* Provided records *
[start]

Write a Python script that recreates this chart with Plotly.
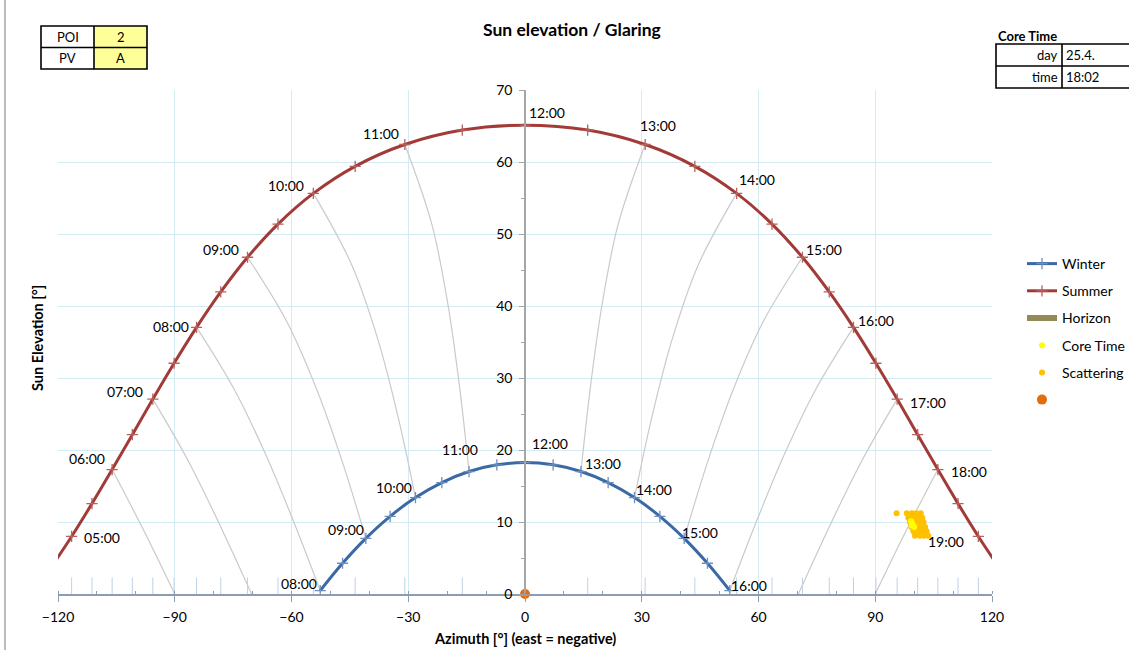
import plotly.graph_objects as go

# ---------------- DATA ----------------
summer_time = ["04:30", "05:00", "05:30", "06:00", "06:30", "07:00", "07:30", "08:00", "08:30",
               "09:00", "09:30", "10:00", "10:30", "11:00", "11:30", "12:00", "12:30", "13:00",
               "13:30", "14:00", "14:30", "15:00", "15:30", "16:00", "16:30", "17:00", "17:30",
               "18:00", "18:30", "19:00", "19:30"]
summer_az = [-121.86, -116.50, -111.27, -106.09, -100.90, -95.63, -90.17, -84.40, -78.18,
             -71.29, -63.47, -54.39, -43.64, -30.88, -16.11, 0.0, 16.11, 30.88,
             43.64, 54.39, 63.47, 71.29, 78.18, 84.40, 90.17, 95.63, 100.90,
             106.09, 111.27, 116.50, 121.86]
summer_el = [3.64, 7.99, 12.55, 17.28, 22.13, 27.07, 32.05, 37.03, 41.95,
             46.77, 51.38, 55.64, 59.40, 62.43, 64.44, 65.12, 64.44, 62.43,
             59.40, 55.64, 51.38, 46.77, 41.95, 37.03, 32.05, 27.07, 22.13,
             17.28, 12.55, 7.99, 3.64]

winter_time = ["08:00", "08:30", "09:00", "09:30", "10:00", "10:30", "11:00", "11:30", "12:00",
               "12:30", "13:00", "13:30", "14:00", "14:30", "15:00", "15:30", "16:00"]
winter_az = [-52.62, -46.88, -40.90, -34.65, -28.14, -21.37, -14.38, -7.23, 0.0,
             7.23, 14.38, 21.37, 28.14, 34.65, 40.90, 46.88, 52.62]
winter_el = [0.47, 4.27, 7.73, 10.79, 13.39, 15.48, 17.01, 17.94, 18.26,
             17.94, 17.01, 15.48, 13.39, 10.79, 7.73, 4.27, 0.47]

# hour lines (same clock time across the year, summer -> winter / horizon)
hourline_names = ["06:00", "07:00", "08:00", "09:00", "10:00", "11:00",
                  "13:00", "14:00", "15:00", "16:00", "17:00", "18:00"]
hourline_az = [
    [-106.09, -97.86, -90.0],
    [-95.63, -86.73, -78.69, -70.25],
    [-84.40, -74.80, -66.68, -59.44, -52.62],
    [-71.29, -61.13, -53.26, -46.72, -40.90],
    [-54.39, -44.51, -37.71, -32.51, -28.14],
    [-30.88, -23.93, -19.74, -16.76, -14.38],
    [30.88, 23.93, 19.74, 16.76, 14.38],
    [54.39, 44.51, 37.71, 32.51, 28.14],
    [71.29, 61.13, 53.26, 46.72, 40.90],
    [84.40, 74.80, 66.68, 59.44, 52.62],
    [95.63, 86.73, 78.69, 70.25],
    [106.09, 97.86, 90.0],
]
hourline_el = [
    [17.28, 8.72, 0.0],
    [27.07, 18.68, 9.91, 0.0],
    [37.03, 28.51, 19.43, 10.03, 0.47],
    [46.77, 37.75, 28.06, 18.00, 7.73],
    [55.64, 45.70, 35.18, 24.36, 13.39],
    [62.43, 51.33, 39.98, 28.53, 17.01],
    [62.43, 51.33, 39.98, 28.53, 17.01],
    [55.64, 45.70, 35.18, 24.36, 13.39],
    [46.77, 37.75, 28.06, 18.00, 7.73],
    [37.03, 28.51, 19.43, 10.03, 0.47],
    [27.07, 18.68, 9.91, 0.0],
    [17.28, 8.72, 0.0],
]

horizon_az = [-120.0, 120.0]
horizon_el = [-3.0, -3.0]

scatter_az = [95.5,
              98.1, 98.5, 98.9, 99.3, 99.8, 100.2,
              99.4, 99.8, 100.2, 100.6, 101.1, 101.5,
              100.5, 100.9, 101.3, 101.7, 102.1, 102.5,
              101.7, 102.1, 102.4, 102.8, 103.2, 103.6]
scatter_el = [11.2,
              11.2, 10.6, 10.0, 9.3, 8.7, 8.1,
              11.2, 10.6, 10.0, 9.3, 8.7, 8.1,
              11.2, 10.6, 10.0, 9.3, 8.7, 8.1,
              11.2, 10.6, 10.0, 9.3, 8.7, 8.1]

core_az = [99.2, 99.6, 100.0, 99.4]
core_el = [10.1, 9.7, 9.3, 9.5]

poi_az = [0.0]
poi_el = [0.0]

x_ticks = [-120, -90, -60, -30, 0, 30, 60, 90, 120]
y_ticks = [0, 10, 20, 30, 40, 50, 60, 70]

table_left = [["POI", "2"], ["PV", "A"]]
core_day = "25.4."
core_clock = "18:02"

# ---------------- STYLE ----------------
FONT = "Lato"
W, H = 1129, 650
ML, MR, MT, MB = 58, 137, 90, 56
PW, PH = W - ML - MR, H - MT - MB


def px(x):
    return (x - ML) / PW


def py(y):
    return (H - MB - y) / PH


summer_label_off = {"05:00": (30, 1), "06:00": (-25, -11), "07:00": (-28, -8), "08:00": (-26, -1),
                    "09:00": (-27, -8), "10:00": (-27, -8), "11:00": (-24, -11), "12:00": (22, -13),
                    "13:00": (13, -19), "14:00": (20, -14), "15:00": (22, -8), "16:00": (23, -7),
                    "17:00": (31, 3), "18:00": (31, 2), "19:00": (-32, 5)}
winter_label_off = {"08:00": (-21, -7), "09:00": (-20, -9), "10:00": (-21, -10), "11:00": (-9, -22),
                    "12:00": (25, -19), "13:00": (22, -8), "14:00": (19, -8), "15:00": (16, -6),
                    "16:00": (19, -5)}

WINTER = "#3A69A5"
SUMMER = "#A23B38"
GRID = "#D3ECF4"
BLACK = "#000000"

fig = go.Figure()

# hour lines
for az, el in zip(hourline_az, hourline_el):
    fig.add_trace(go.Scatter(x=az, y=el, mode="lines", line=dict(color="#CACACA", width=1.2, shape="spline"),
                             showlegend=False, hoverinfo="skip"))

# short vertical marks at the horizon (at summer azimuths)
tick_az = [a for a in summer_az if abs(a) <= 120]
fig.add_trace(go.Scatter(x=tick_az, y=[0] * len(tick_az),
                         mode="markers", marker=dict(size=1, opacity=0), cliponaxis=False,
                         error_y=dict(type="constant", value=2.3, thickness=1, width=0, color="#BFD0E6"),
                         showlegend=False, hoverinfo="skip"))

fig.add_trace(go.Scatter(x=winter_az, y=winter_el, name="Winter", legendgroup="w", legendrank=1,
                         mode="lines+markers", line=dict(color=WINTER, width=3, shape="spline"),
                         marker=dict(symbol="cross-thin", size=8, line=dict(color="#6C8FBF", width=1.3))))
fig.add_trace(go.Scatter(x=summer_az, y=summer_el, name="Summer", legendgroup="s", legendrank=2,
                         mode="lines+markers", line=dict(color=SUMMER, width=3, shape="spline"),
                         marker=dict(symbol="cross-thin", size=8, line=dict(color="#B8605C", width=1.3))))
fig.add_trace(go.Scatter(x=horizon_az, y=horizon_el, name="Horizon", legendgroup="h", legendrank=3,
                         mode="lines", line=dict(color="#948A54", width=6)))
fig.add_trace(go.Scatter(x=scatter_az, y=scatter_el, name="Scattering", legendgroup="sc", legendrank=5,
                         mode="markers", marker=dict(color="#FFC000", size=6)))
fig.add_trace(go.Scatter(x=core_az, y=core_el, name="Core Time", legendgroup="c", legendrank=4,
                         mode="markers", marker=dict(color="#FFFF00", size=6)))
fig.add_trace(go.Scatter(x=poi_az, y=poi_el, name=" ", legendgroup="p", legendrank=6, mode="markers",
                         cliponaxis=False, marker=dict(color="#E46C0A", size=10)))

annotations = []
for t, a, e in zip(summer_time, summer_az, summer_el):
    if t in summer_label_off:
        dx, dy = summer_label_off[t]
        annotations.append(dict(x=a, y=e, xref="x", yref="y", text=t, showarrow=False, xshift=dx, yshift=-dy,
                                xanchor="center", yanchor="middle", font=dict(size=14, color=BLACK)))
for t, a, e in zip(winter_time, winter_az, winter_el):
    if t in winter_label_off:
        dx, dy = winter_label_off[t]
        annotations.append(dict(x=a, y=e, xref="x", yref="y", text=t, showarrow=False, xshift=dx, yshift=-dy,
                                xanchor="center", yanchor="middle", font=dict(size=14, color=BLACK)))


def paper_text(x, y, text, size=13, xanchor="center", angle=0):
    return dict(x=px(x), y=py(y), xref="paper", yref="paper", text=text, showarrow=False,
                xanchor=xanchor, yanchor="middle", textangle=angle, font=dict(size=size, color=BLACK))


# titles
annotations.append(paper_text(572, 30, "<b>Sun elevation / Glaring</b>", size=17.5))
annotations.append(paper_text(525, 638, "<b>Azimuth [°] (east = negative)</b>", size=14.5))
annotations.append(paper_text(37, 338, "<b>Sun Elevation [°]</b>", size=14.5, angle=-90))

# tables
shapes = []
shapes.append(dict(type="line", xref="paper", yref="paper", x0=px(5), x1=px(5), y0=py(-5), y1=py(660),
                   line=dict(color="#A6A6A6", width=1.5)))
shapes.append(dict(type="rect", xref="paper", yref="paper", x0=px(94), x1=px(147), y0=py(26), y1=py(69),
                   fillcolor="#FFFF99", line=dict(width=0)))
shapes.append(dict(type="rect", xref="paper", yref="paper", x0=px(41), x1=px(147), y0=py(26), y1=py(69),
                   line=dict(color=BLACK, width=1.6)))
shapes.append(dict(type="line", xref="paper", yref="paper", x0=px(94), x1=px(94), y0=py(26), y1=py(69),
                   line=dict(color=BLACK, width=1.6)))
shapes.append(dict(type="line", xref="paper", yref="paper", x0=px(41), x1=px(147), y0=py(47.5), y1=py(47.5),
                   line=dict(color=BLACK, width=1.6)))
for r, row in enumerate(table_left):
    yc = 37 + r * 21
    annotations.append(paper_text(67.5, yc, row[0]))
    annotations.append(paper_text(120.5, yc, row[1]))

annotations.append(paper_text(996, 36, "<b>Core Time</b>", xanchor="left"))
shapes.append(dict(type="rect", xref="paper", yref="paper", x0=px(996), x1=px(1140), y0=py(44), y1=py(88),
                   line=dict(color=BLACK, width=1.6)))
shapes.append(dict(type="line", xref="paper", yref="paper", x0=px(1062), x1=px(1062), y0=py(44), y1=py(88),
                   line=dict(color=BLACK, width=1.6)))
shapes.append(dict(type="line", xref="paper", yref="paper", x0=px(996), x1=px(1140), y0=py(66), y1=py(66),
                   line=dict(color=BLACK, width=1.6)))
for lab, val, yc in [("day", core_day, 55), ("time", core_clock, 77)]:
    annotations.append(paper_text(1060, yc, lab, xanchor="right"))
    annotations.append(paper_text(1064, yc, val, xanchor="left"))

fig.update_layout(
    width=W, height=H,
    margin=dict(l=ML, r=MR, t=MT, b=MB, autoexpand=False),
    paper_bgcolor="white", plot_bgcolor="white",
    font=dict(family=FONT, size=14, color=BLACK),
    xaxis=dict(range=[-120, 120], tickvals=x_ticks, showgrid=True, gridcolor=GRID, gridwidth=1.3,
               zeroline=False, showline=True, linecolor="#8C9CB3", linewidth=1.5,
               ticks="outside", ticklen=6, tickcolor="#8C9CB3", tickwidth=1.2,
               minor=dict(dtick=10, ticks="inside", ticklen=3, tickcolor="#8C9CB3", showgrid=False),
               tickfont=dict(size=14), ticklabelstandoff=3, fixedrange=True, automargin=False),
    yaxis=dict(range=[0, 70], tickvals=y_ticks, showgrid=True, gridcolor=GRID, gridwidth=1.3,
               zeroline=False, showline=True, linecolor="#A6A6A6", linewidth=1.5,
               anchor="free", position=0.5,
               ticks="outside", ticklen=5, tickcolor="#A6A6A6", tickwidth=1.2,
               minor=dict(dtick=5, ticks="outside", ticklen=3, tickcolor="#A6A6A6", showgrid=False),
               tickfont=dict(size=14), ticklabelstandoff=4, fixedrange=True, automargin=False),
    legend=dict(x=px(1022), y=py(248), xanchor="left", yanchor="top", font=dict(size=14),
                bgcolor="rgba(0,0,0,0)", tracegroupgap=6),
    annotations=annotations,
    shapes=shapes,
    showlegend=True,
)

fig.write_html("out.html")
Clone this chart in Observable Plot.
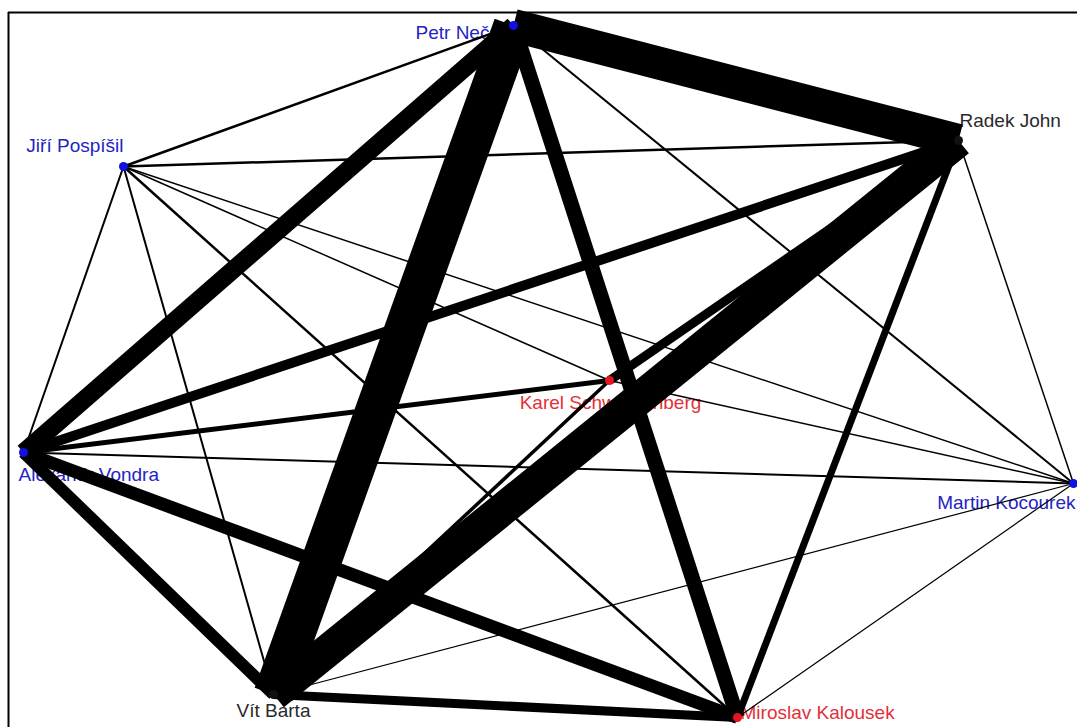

[end]

* Problem to solve *
Skip the pictures, please, and transcribe only the lines from the beginning of the material through the one that contains "import plotly.graph_objects as go".

* Reply to the task *
Write a Python script that recreates this chart with Plotly.
import plotly.graph_objects as go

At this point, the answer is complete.